Light & Shadow: Capturing Early Santa Monica

Light & Shadow: Capturing Early Santa Monica
On Saturday, March 9th, we invite you to join us for our newest exhibition, Light & Shadow: Capturing Early Santa Monica. The Santa Monica Public Library and the Santa Monica History Museum have partnered to give viewers a peek into the extensive photographic archives of each institution. Each of our photographic archives houses a diverse selection of photographers and subjects that capture the rich history of the Santa Monica Bay area.
The joint exhibition will highlight seven local photographers whose imagery documents our city’s past. The Main Library will present work by Kenneth Strickfaden and Victor Barnaba. Best known as an electrical special-effects pioneer on films like Frankenstein (1931), Strickfaden as a young man photographed the natural beauty, piers and street scenes in the Santa Monica Bay Area. Barnaba’s illustrious career stretched decades, including his service as a military photographer during WWII. In Santa Monica, Barnaba built a studio photography business and was commissioned by the city to document the built environment, civic affairs, and notable figures, until his retirement in 1973.
The Santa Monica History Museum will present work by H.F. Rile, Adelbert Bartlett, Emerson Gaze, Bill Beebe, and George Tate, Jr.
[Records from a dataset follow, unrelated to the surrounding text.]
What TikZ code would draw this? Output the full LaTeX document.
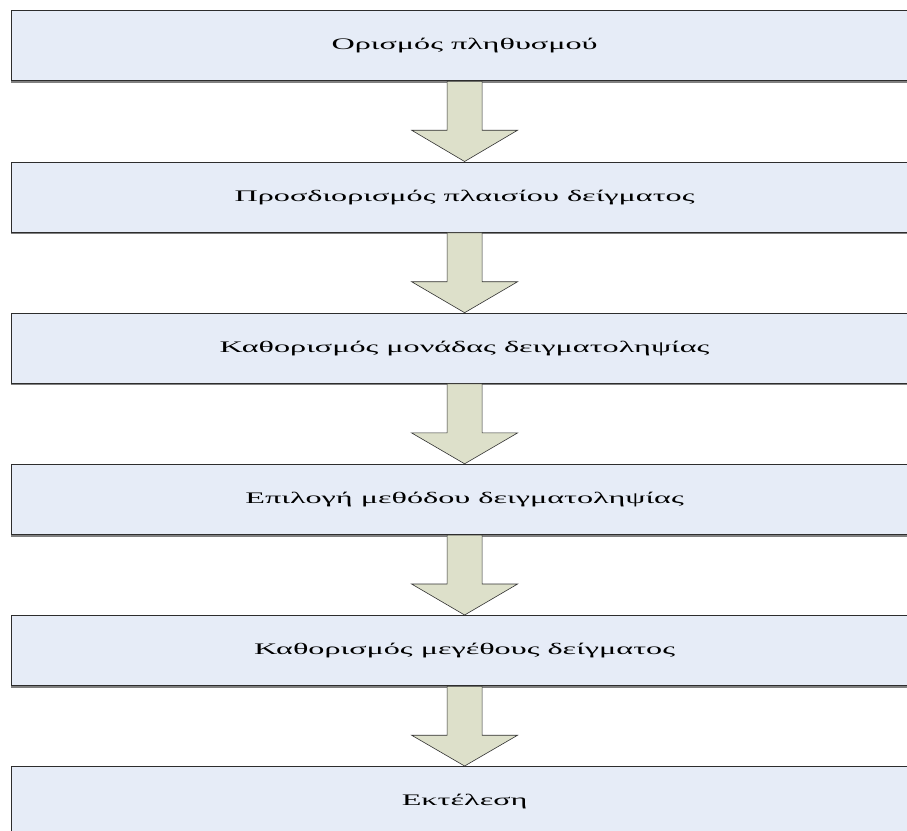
\documentclass[tikz,border=0pt]{standalone}
\usepackage{fontspec}
\setmainfont{Liberation Serif}
% the step labels are set in a horizontally extended serif
\newfontfamily\widefont[FakeStretch=2.0]{Liberation Serif}
\usetikzlibrary{calc}

\definecolor{boxfill}{RGB}{230,236,247}
\definecolor{boxline}{RGB}{45,45,45}
\definecolor{shadowline}{RGB}{128,128,128}
\definecolor{arrowfill}{RGB}{221,224,202}
\definecolor{arrowline}{RGB}{50,50,50}

\tikzset{
  stepbox/.style={
    rectangle, anchor=north west,
    fill=boxfill, draw=boxline, line width=1.2pt,
    minimum width=906pt, minimum height=70pt,
    inner sep=0pt,
    font=\widefont\fontsize{16.1pt}{18pt}\selectfont
  },
  blockarrow/.style={
    fill=arrowfill, draw=arrowline, line width=0.6pt, line join=miter
  }
}

% block arrow from the bottom of one box to the top of the next
\newcommand{\flowarrow}[2]{%
  \draw[blockarrow]
    ($(#1.south)+(-17.5pt,0)$) --
    ($(#1.south)+(17.5pt,0)$) --
    ($(#1.south)+(17.5pt,-49pt)$) --
    ($(#1.south)+(53pt,-49pt)$) --
    (#2.north) --
    ($(#1.south)+(-53pt,-49pt)$) --
    ($(#1.south)+(-17.5pt,-49pt)$) -- cycle;
}

\begin{document}
\begin{tikzpicture}[x=1pt,y=1pt]
  \useasboundingbox (0,0) rectangle (907,-830);
  \fill[white] (0,0) rectangle (907,-830);

  \node[stepbox] (s1) at (11,-10)    {Ορισμός πληθυσμού};
  \node[stepbox] (s2) at (11,-161.5) {Προσδιορισμός πλαισίου δείγματος};
  \node[stepbox] (s3) at (11,-312.7) {Καθορισμός μονάδας δειγματοληψίας};
  \node[stepbox] (s4) at (11,-463.8) {Επιλογή μεθόδου δειγματοληψίας};
  \node[stepbox] (s5) at (11,-615)   {Καθορισμός μεγέθους δείγματος};
  \node[stepbox] (s6) at (11,-766)   {Εκτέλεση};

  % grey shadow along the lower edge of each box
  \foreach \n in {s1,s2,s3,s4,s5,s6}{
    \draw[shadowline, line width=1.4pt]
      ($(\n.south west)+(0,-0.8pt)$) -- ($(\n.south east)+(0,-0.8pt)$);
  }

  \flowarrow{s1}{s2}
  \flowarrow{s2}{s3}
  \flowarrow{s3}{s4}
  \flowarrow{s4}{s5}
  \flowarrow{s5}{s6}
\end{tikzpicture}
\end{document}
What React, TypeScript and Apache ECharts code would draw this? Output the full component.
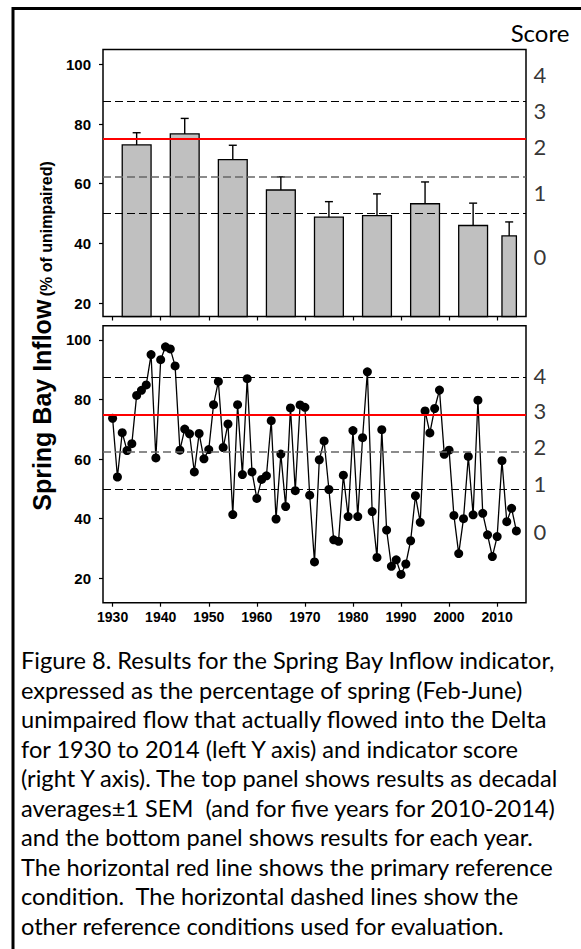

Rile was active in the 1880s through the 1910s and produced cabinet cards documenting everything from local businesses and school children to city events and views of Palisades Park. Bartlett, active in the 1920s, is known for his ethereal representations of daily life in Santa Monica. Emerson Gaze, active from the 1930s to the 1960s, and Bill Beebe, active from the 1940s through the 1990s, both worked for the Evening Outlook newspaper recording Santa Monica’s notables and happenings. George Tate,Jr., who was active in the 1950s and 1960s, had an excellent eye for composition and his images express the exuberant energy of Muscle Beach.